>> BEGIN

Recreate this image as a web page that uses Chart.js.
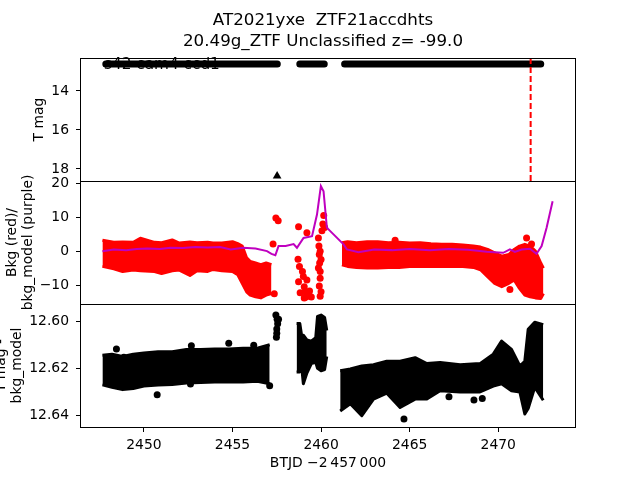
<!DOCTYPE html>
<html>
<head>
<meta charset="utf-8">
<script src="https://cdn.jsdelivr.net/npm/chart.js@4"></script>
<style>
  html, body { margin: 0; padding: 0; background: #fff; }
  #wrap { position: relative; width: 640px; height: 480px; }
  canvas { position: absolute; left: 0; top: 0; }
</style>
</head>
<body>
<div id="wrap">
  <canvas id="panelMag" width="640" height="480"></canvas>
  <canvas id="panelBkg" width="640" height="480"></canvas>
  <canvas id="panelDiff" width="640" height="480"></canvas>
</div>
<script>
// eixo x comum (BTJD - 2457000)
const xMin = 2446.45, xMax = 2474.39;
const xTicks = [2450, 2455, 2460, 2465, 2470];

// painel de cima: T mag
const magMin = 12.31, magMax = 18.62;
const magTicks = [14, 16, 18];
const tmagTimes = [2447.85, 2457.53, 2458.1, 2458.8, 2460.18, 2460.8, 2461.33, 2472.4];
const tmagValues = [12.62, 12.62, null, 12.62, 12.62, null, 12.62, 12.62];
const limitTimes = [2457.52];
const limitValues = [18.36];
const markerTimes = [2471.83, 2471.83];
const markerValues = [magMin, magMax];

// painel do meio: fundo (vermelho) e modelo (roxo)
const bkgMin = -15.6, bkgMax = 20.7;
const bkgTicks = [-10, 0, 10, 20];
const bkgTimesA = [2447.66, 2448.3, 2448.8, 2449.4, 2449.8, 2450.6, 2451.0, 2451.6, 2452.0, 2452.6, 2453.0, 2453.6, 2453.9, 2454.4, 2455.0, 2455.3, 2455.55, 2455.8, 2456.0, 2456.3, 2456.6, 2456.9, 2457.2];
const bkgHighA = [3.2, 2.6, 2.7, 2.6, 3.8, 2.6, 2.5, 3.3, 2.4, 2.7, 2.5, 2.6, 2.4, 2.4, 2.8, 2.2, 1.5, -2.0, -3.0, -3.5, -4.0, -3.5, -4.0];
const bkgLowA = [-4.5, -5.2, -6.0, -5.6, -5.8, -6.0, -6.6, -5.8, -5.6, -7.2, -5.8, -6.0, -5.4, -5.8, -6.0, -7.0, -9.5, -12.0, -13.0, -13.5, -13.8, -13.0, -12.5];
const bkgTimesB = [2461.18, 2461.5, 2462.0, 2462.6, 2463.2, 2463.8, 2464.4, 2465.0, 2465.6, 2466.2, 2466.8, 2467.4, 2468.0, 2468.6, 2469.0, 2469.4, 2469.8, 2470.2, 2470.6, 2470.9, 2471.2, 2471.5, 2471.8, 2472.1, 2472.4, 2472.55];
const bkgHighB = [2.5, 2.8, 2.5, 2.8, 2.8, 2.5, 2.6, 2.4, 2.5, 2.2, 2.0, 2.0, 1.8, 1.5, 1.2, 0.5, -0.5, -1.5, -1.0, 0.5, 1.5, 2.0, 1.5, 0.0, -3.5, -5.0];
const bkgLowB = [-4.0, -4.5, -4.8, -5.0, -5.0, -4.8, -4.8, -4.5, -4.5, -4.5, -4.5, -4.5, -4.5, -4.8, -5.5, -7.5, -9.5, -10.5, -9.5, -8.5, -11.0, -13.0, -13.5, -13.8, -14.0, -12.5];
const bkgDotTimes = [2457.29, 2457.45, 2457.58, 2457.36, 2458.73, 2458.7, 2458.78, 2458.82, 2458.73, 2458.95, 2459.0, 2459.05, 2459.1, 2459.15, 2459.2, 2459.2, 2459.3, 2459.35, 2459.45, 2459.05, 2459.85, 2459.88, 2459.9, 2459.92, 2459.95, 2459.95, 2459.9, 2459.95, 2460.0, 2460.05, 2460.1, 2460.15, 2460.2, 2459.95, 2460.0, 2459.85, 2464.18, 2470.66, 2471.6, 2471.88];
const bkgDotValues = [2.1, 9.8, 9.0, -12.6, 7.2, -2.4, -4.5, -12.3, -9.0, -6.0, -7.5, -10.5, -12.0, -13.5, 5.4, -8.5, -13.0, -11.8, -13.5, -13.8, 3.9, 1.5, -1.0, -3.5, -6.0, -8.0, -10.3, -13.3, -12.0, 6.0, 8.0, 10.5, 7.0, 0.0, -2.5, -5.0, 3.2, -11.3, 3.9, 2.1];
const modelTimes = [2447.66, 2448.3, 2449.0, 2449.6, 2450.2, 2450.9, 2451.5, 2452.2, 2452.9, 2453.6, 2454.3, 2454.9, 2455.6, 2456.3, 2456.95, 2457.2, 2457.42, 2457.6, 2458.0, 2458.45, 2458.64, 2459.01, 2459.49, 2459.77, 2459.99, 2460.14, 2460.33, 2460.52, 2461.27, 2461.46, 2462.11, 2463.0, 2464.0, 2465.0, 2466.15, 2467.2, 2468.3, 2469.35, 2469.8, 2470.28, 2470.66, 2470.94, 2471.32, 2471.79, 2472.16, 2472.45, 2472.73, 2473.07];
const modelValues = [0.0, 0.5, 0.3, 0.6, 0.8, 0.6, 1.0, 0.9, 1.2, 1.1, 1.2, 0.5, 1.0, 0.8, 0.0, -0.8, -1.2, 1.5, 1.5, 2.1, 1.0, 3.9, 4.4, 10.8, 19.2, 17.7, 6.9, 5.9, 2.0, 0.5, -0.3, 0.5, 0.3, 0.6, 0.3, 0.6, 0.4, -0.2, -0.3, -0.5, 0.5, -0.2, 0.5, 0.7, -0.8, 1.5, 6.9, 14.7];

// painel de baixo: T mag - bkg_model
const diffMin = 12.5928, diffMax = 12.6448;
const diffTicks = [12.60, 12.62, 12.64];
const diffTimesA = [2447.66, 2448.2, 2448.8, 2449.4, 2450.0, 2450.8, 2451.6, 2452.4, 2453.2, 2454.0, 2454.8, 2455.6, 2456.4, 2457.1];
const diffTopA = [12.6145, 12.6140, 12.6150, 12.6140, 12.6135, 12.6130, 12.6130, 12.6120, 12.6120, 12.6118, 12.6118, 12.6115, 12.6115, 12.6100];
const diffBottomA = [12.6270, 12.6280, 12.6290, 12.6285, 12.6275, 12.6270, 12.6268, 12.6262, 12.6260, 12.6258, 12.6258, 12.6258, 12.6255, 12.6265];
const diffTimesB = [2458.62, 2458.8, 2458.9, 2459.0, 2459.2, 2459.45, 2459.7, 2459.8, 2460.0, 2460.2, 2460.32];
const diffTopB = [12.6010, 12.6010, 12.6060, 12.6060, 12.6080, 12.6085, 12.6070, 12.5980, 12.5975, 12.5985, 12.6040];
const diffBottomB = [12.6215, 12.6215, 12.6190, 12.6265, 12.6220, 12.6180, 12.6175, 12.6200, 12.6210, 12.6205, 12.6150];
const diffTimesC = [2461.08, 2461.65, 2462.3, 2462.96, 2463.71, 2464.46, 2465.31, 2465.97, 2466.72, 2467.85, 2468.97, 2469.72, 2470.19, 2470.75, 2471.22, 2471.5, 2471.69, 2472.06, 2472.54];
const diffTopC = [12.6210, 12.6203, 12.6190, 12.6185, 12.6170, 12.6170, 12.6155, 12.6180, 12.6175, 12.6185, 12.6180, 12.6140, 12.6085, 12.6120, 12.6190, 12.6170, 12.6035, 12.6005, 12.6015];
const diffBottomC = [12.6380, 12.6350, 12.6400, 12.6330, 12.6305, 12.6365, 12.6330, 12.6330, 12.6295, 12.6300, 12.6300, 12.6275, 12.6265, 12.6295, 12.6300, 12.6393, 12.6370, 12.6280, 12.6335];
const diffDotTimes = [2448.45, 2448.87, 2450.75, 2452.63, 2452.68, 2454.79, 2456.2, 2457.1, 2457.45, 2457.52, 2457.6, 2457.5, 2457.48, 2457.55, 2457.5, 2464.68, 2467.22, 2468.63, 2469.1];
const diffDotValues = [12.6118, 12.6153, 12.6312, 12.6266, 12.6105, 12.6094, 12.6102, 12.6274, 12.5975, 12.5992, 12.5992, 12.6034, 12.6069, 12.6012, 12.6052, 12.6414, 12.6320, 12.6334, 12.6327];

const fontName = 'DejaVu Sans';
const axisFont = { family: fontName, size: 13.9 };
const tickGrid = { drawOnChartArea: false, drawTicks: true, tickLength: 5, color: '#000', lineWidth: 1 };

function toPoints(times, values) {
    return times.map((t, i) => ({ x: t, y: values[i] }));
}

function ticksAt(values) {
    return scale => { scale.ticks = values.map(v => ({ value: v })); };
}

function minusSign(v) {
    return v < 0 ? '\u2212' + Math.abs(v) : String(v);
}

// duas linhas com preenchimento entre elas (nuvem densa de pontos)
function band(times, top, bottom, color) {
    return [
        { data: toPoints(times, top), showLine: true, borderColor: color, borderWidth: 3, borderJoinStyle: 'round', pointRadius: 0, fill: false, order: 3 },
        { data: toPoints(times, bottom), showLine: true, borderColor: color, borderWidth: 3, borderJoinStyle: 'round', pointRadius: 0, fill: '-1', backgroundColor: color, order: 3 }
    ];
}

function dots(times, values, color, radius) {
    return { data: toPoints(times, values), backgroundColor: color, borderColor: color, pointRadius: radius, borderWidth: 0, order: 2 };
}

// moldura + textos desenhados no canvas
function decorations(texts) {
    return {
        id: 'decorations',
        afterDraw(chart) {
            const a = chart.chartArea;
            const ctx = chart.ctx;
            ctx.save();
            ctx.strokeStyle = '#000';
            ctx.lineWidth = 1;
            ctx.strokeRect(a.left - 0.5, a.top + 0.5, a.right - a.left, a.bottom - a.top);
            ctx.fillStyle = '#000';
            ctx.textBaseline = 'middle';
            texts.forEach(t => {
                ctx.save();
                ctx.font = t.size + 'px "' + fontName + '"';
                ctx.textAlign = t.align || 'center';
                ctx.translate(t.x, t.y);
                if (t.rotate) ctx.rotate(-Math.PI / 2);
                ctx.fillText(t.text, 0, 0);
                ctx.restore();
            });
            ctx.restore();
        }
    };
}

function options(padTop, padBottom, yMin, yMax, yTicks, reverse, yFormat, showX) {
    return {
        responsive: false,
        animation: false,
        layout: { padding: { top: padTop, bottom: padBottom, left: 0, right: 64 } },
        plugins: { legend: { display: false }, tooltip: { enabled: false } },
        scales: {
            x: {
                type: 'linear', min: xMin, max: xMax, display: showX,
                afterBuildTicks: ticksAt(xTicks),
                afterFit: s => { s.height = showX ? 53 : 0; },
                grid: tickGrid, border: { display: false },
                ticks: { font: axisFont, color: '#000', padding: 5, maxRotation: 0, callback: v => String(v) }
            },
            y: {
                type: 'linear', min: yMin, max: yMax, reverse: reverse,
                afterBuildTicks: ticksAt(yTicks),
                afterFit: s => { s.width = 81; },
                grid: tickGrid, border: { display: false },
                ticks: { font: axisFont, color: '#000', padding: 7, callback: yFormat }
            }
        }
    };
}

// Painel 1
new Chart(document.getElementById('panelMag'), {
    type: 'scatter',
    data: {
        datasets: [
            { data: toPoints(markerTimes, markerValues), showLine: true, borderColor: '#ff0000', borderWidth: 2, borderDash: [6, 3], pointRadius: 0, order: 1 },
            { data: toPoints(limitTimes, limitValues), pointStyle: 'triangle', pointRadius: 5, backgroundColor: '#000', borderColor: '#000', borderWidth: 0, order: 2 },
            { data: toPoints(tmagTimes, tmagValues), showLine: true, spanGaps: false, borderColor: '#000', borderWidth: 7, borderCapStyle: 'round', pointRadius: 0, order: 3 }
        ]
    },
    options: options(58, 299, magMin, magMax, magTicks, true, v => String(v), false),
    plugins: [decorations([
        { text: 'AT2021yxe  ZTF21accdhts', x: 323, y: 21, size: 16.7 },
        { text: '20.49g_ZTF Unclassified z= -99.0', x: 323, y: 42, size: 16.7 },
        { text: 's42 cam4 ccd1', x: 104, y: 65, size: 15.3, align: 'left' },
        { text: 'T mag', x: 39, y: 119.5, size: 13.9, rotate: true }
    ])]
});

// Painel 2
new Chart(document.getElementById('panelBkg'), {
    type: 'scatter',
    data: {
        datasets: [
            { data: toPoints(modelTimes, modelValues), showLine: true, borderColor: '#bf00bf', borderWidth: 2, pointRadius: 0, order: 1 },
            ...band(bkgTimesA, bkgHighA, bkgLowA, '#ff0000'),
            ...band(bkgTimesB, bkgHighB, bkgLowB, '#ff0000'),
            dots(bkgDotTimes, bkgDotValues, '#ff0000', 3.5)
        ]
    },
    options: options(181, 176, bkgMin, bkgMax, bkgTicks, false, minusSign, false),
    plugins: [decorations([
        { text: 'Bkg (red)/', x: 12, y: 242.5, size: 13.9, rotate: true },
        { text: 'bkg_model (purple)', x: 28, y: 242.5, size: 13.9, rotate: true }
    ])]
});

// Painel 3
new Chart(document.getElementById('panelDiff'), {
    type: 'scatter',
    data: {
        datasets: [
            ...band(diffTimesA, diffTopA, diffBottomA, '#000'),
            ...band(diffTimesB, diffTopB, diffBottomB, '#000'),
            ...band(diffTimesC, diffTopC, diffBottomC, '#000'),
            dots(diffDotTimes, diffDotValues, '#000', 3.5)
        ]
    },
    options: options(304, 0, diffMin, diffMax, diffTicks, true, v => v.toFixed(2), true),
    plugins: [decorations([
        { text: 'T mag -', x: 1, y: 365.5, size: 13.9, rotate: true },
        { text: 'bkg_model', x: 17, y: 365.5, size: 13.9, rotate: true },
        { text: 'BTJD \u22122\u2009457\u2009000', x: 328, y: 463, size: 13.9 }
    ])]
});
</script>
</body>
</html>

>> END

> **What this task involves**
Copy nothing but the lines from the top of the material through the line holding "const xTicks = [2450, 2455, 2460, 2465, 2470];", exactly as written; omit pictures.

> **Full output**
Recreate this image as a web page that uses Chart.js.
<!DOCTYPE html>
<html>
<head>
<meta charset="utf-8">
<script src="https://cdn.jsdelivr.net/npm/chart.js@4"></script>
<style>
  html, body { margin: 0; padding: 0; background: #fff; }
  #wrap { position: relative; width: 640px; height: 480px; }
  canvas { position: absolute; left: 0; top: 0; }
</style>
</head>
<body>
<div id="wrap">
  <canvas id="panelMag" width="640" height="480"></canvas>
  <canvas id="panelBkg" width="640" height="480"></canvas>
  <canvas id="panelDiff" width="640" height="480"></canvas>
</div>
<script>
// eixo x comum (BTJD - 2457000)
const xMin = 2446.45, xMax = 2474.39;
const xTicks = [2450, 2455, 2460, 2465, 2470];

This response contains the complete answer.